Explanation about QStateMachine delay function

Question

I used this function in my program:

void delay(QState * state1, int millisecond, QAbstractState * state2) 
{
   auto timer = new QTimer(state1);
   timer->setSingleShot(true);
   timer->setInterval(millisecond);

   QObject::connect(state1, &QState::entered, timer, static_cast<void (QTimer::*)()>(&QTimer::start));
   QObject::connect(state1, &QState::exited,  timer, &QTimer::stop);

   state1 -> addTransition(timer, SIGNAL(timeout()), state2);
}

I made a copy-paste from an example and I did not understand this part of code:

QObject::connect(state1,..., static_cast<void (QTimer::*)()>(&QTimer::start));

Anyone can explain to me what this code is ? How it works in the program ?

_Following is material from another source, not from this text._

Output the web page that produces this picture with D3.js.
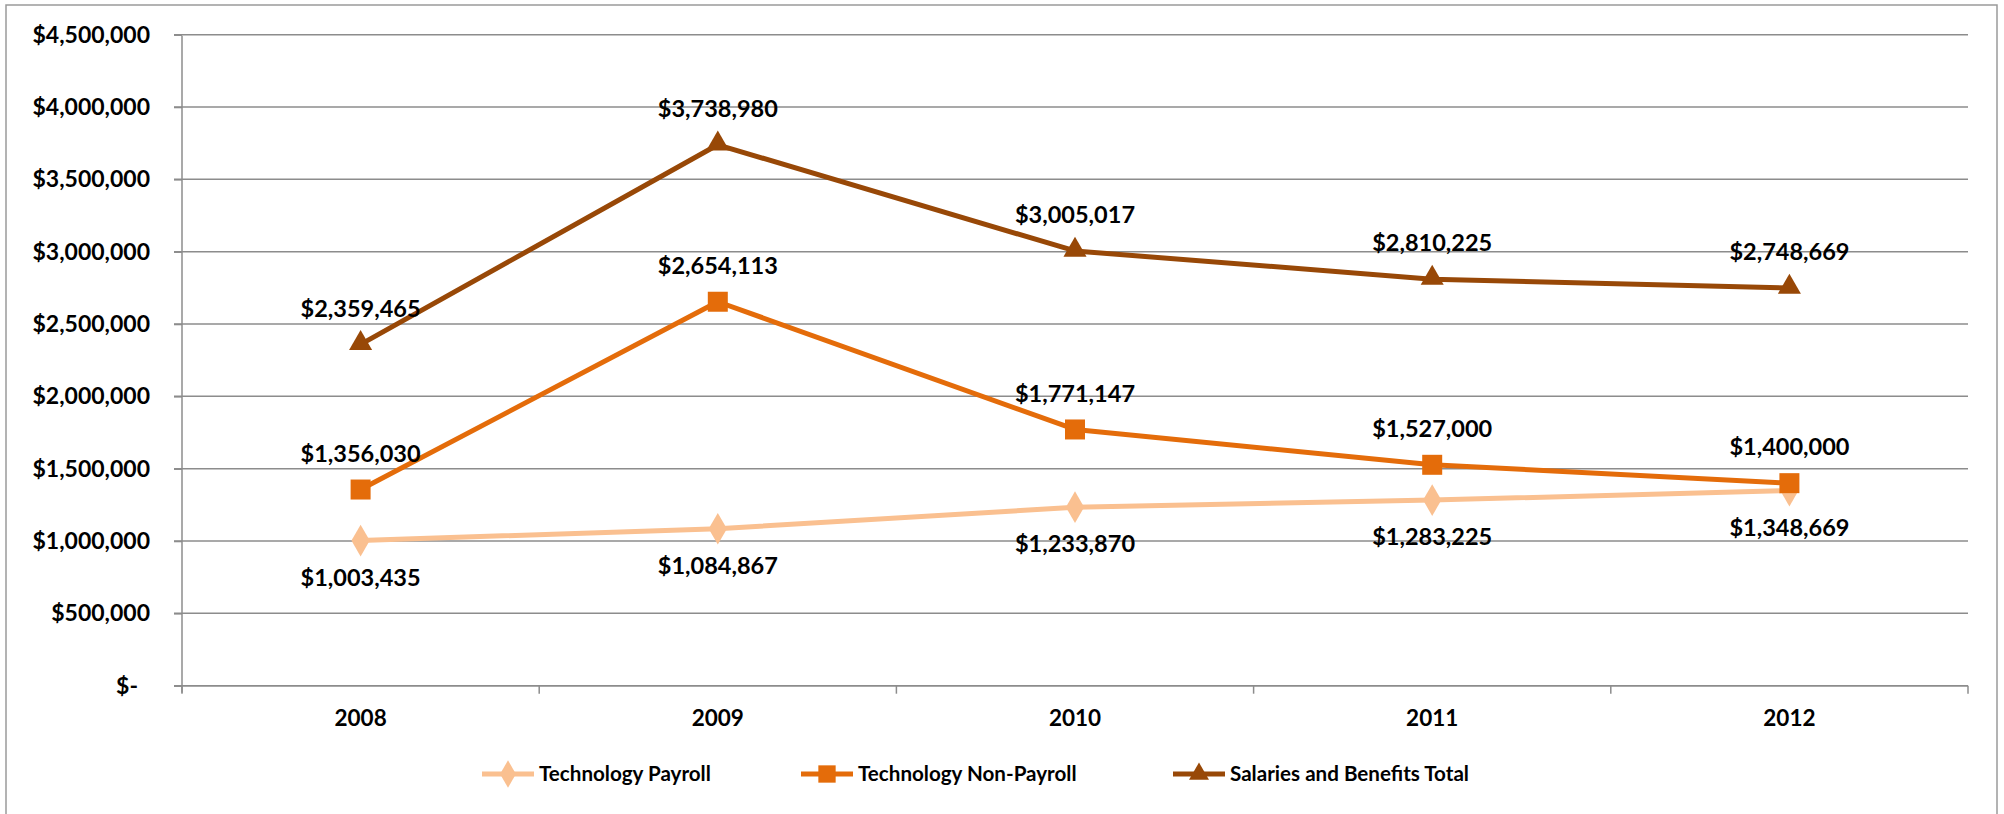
<!DOCTYPE html>
<html>
<head>
<meta charset="utf-8">
<script src="https://cdn.jsdelivr.net/npm/d3@7"></script>
<style>
  body { margin: 0; background: #fff; }
  svg text { font-family: Lato, "Open Sans", "Liberation Sans", sans-serif; font-weight: bold; fill: #000; }
</style>
</head>
<body>
<svg id="chart"></svg>
<script>
// chart values
const years = ["2008", "2009", "2010", "2011", "2012"];
const seriesNames = ["Technology Payroll", "Technology Non-Payroll", "Salaries and Benefits Total"];
const payroll = [1003435, 1084867, 1233870, 1283225, 1348669];
const nonPayroll = [1356030, 2654113, 1771147, 1527000, 1400000];
const salaries = [2359465, 3738980, 3005017, 2810225, 2748669];
const yTicks = [0, 500000, 1000000, 1500000, 2000000, 2500000, 3000000, 3500000, 4000000, 4500000];

const W = 2004, H = 814;
const plotLeft = 182, plotRight = 1968, plotTop = 34.7, plotBottom = 685.7;
const gridColor = "#8c8c8c";

const svg = d3.select("#chart").attr("width", W).attr("height", H);

// outer border (bottom edge runs off the picture)
svg.append("path")
    .attr("d", `M6,${H + 2} L6,5 L1997,5 L1997,${H + 2}`)
    .attr("fill", "none")
    .attr("stroke", "#9a9a9a")
    .attr("stroke-width", 1.5);

const x = d3.scaleBand().domain(years).range([plotLeft, plotRight]).padding(0);
const y = d3.scaleLinear().domain([0, 4500000]).range([plotBottom, plotTop]);

const money = v => v === 0 ? "$-" : "$" + d3.format(",")(v);

// gridlines
svg.append("g").selectAll("line")
    .data(yTicks)
    .enter()
    .append("line")
    .attr("x1", plotLeft - 8)
    .attr("x2", plotRight)
    .attr("y1", d => y(d))
    .attr("y2", d => y(d))
    .attr("stroke", gridColor)
    .attr("stroke-width", 1.5);

// y axis
const yAxis = svg.append("g")
    .attr("transform", `translate(${plotLeft},0)`)
    .call(d3.axisLeft(y).tickValues(yTicks).tickFormat(money).tickSize(8).tickPadding(24));
yAxis.select(".domain").attr("stroke", gridColor).attr("stroke-width", 1.5)
    .attr("d", `M0,${plotTop + 1}V${plotBottom + 7}`);
yAxis.selectAll(".tick line").attr("stroke", gridColor).attr("stroke-width", 1.5);
yAxis.selectAll(".tick text")
    .attr("font-size", 23)
    .attr("dx", d => d === 0 ? -12 : 0);

// x axis
const xAxis = svg.append("g")
    .attr("transform", `translate(0,${plotBottom})`)
    .call(d3.axisBottom(x).tickSize(0).tickPadding(24));
xAxis.select(".domain").attr("stroke", gridColor).attr("stroke-width", 1.5)
    .attr("d", `M${plotLeft},0H${plotRight}`);
xAxis.selectAll(".tick text").attr("font-size", 22.5);
// boundary ticks between categories
xAxis.append("g").selectAll("line")
    .data(years.concat(["end"]))
    .enter()
    .append("line")
    .attr("x1", (d, i) => plotLeft + i * x.bandwidth())
    .attr("x2", (d, i) => plotLeft + i * x.bandwidth())
    .attr("y1", 0)
    .attr("y2", 8)
    .attr("stroke", gridColor)
    .attr("stroke-width", 1.5);

const series = [
    { name: seriesNames[0], values: payroll, color: "#FAC090", shape: d3.symbolDiamond, size: 290, labelDy: 37 },
    { name: seriesNames[1], values: nonPayroll, color: "#E46C0A", shape: d3.symbolSquare, size: 400, labelDy: -36 },
    { name: seriesNames[2], values: salaries, color: "#984807", shape: d3.symbolTriangle, size: 230, labelDy: -36 }
];

const cx = yr => x(yr) + x.bandwidth() / 2;
const line = d3.line().x((d, i) => cx(years[i])).y(d => y(d));

series.forEach(s => {
    const g = svg.append("g");
    g.append("path")
        .datum(s.values)
        .attr("d", line)
        .attr("fill", "none")
        .attr("stroke", s.color)
        .attr("stroke-width", 5)
        .attr("stroke-linejoin", "round");
    g.selectAll("path.m")
        .data(s.values)
        .enter()
        .append("path")
        .attr("class", "m")
        .attr("d", d3.symbol().type(s.shape).size(s.size))
        .attr("transform", (d, i) => `translate(${cx(years[i])},${y(d) - (s.shape === d3.symbolTriangle ? 1 : 0)})`)
        .attr("fill", s.color);
    g.selectAll("text")
        .data(s.values)
        .enter()
        .append("text")
        .text(d => money(d))
        .attr("x", (d, i) => cx(years[i]))
        .attr("y", d => y(d) + s.labelDy)
        .attr("dy", "0.35em")
        .attr("text-anchor", "middle")
        .attr("font-size", 23.5);
});

// legend
const legendX = [482, 801, 1173];
const legendY = 774;
const legend = svg.append("g");
series.forEach((s, i) => {
    const lg = legend.append("g").attr("transform", `translate(${legendX[i]},${legendY})`);
    lg.append("line")
        .attr("x1", 0).attr("x2", 52)
        .attr("y1", 0).attr("y2", 0)
        .attr("stroke", s.color)
        .attr("stroke-width", 5);
    lg.append("path")
        .attr("d", d3.symbol().type(s.shape).size(s.size * 0.75))
        .attr("transform", "translate(26,0)")
        .attr("fill", s.color);
    lg.append("text")
        .text(s.name)
        .attr("x", 57)
        .attr("y", 0)
        .attr("dy", "0.35em")
        .attr("font-size", 20.6);
});
</script>
</body>
</html>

PS. I tried to change that code with this but it didn't work:

QTimer *timer = new QTimer(state1);
.
.  //same code as before
.
QObject::connect(stato1,&QState::entered,timer,[&] {timer->start();} );
QObject::connect(stato1,&QState::exited, timer,[&] {timer->stop(); } );

stato1 -> addTransition(timer,SIGNAL(timeout()),stato2);

Answer 1

There are two QTimer::start slots, one without parameters and one with int msec parameter. To connect to the correct one with the new connect syntax, you must specify the slot type with a static_cast.

So in this line:

QObject::connect(state1, &QState::entered, timer, static_cast<void (QTimer::*)()>(&QTimer::start));

You connect to QTimer::start slot which takes no arguments.

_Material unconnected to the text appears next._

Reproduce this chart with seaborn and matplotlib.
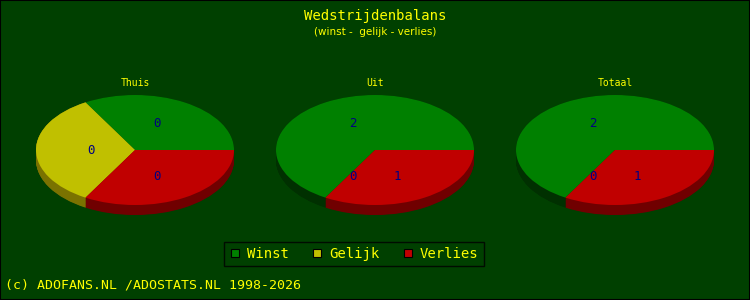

If you had a signal with an int parameter and you wanted to connect to QTimer::start(int msec) slot, you'd do it like this:

connect(this, &MyClass::mySignal, timer, static_cast<void (QTimer::*)(int)>(&QTimer::start));

You can read more about using overloaded signals/slots with the new connect syntax here.

You can also use qOverload to remove the need of the ugly static_cast.

In the snippet where you use lambda expressions, you capture timer by reference. You should capture it by value instead:

QObject::connect(stato1, &QState::entered, timer, [=]{timer->start();});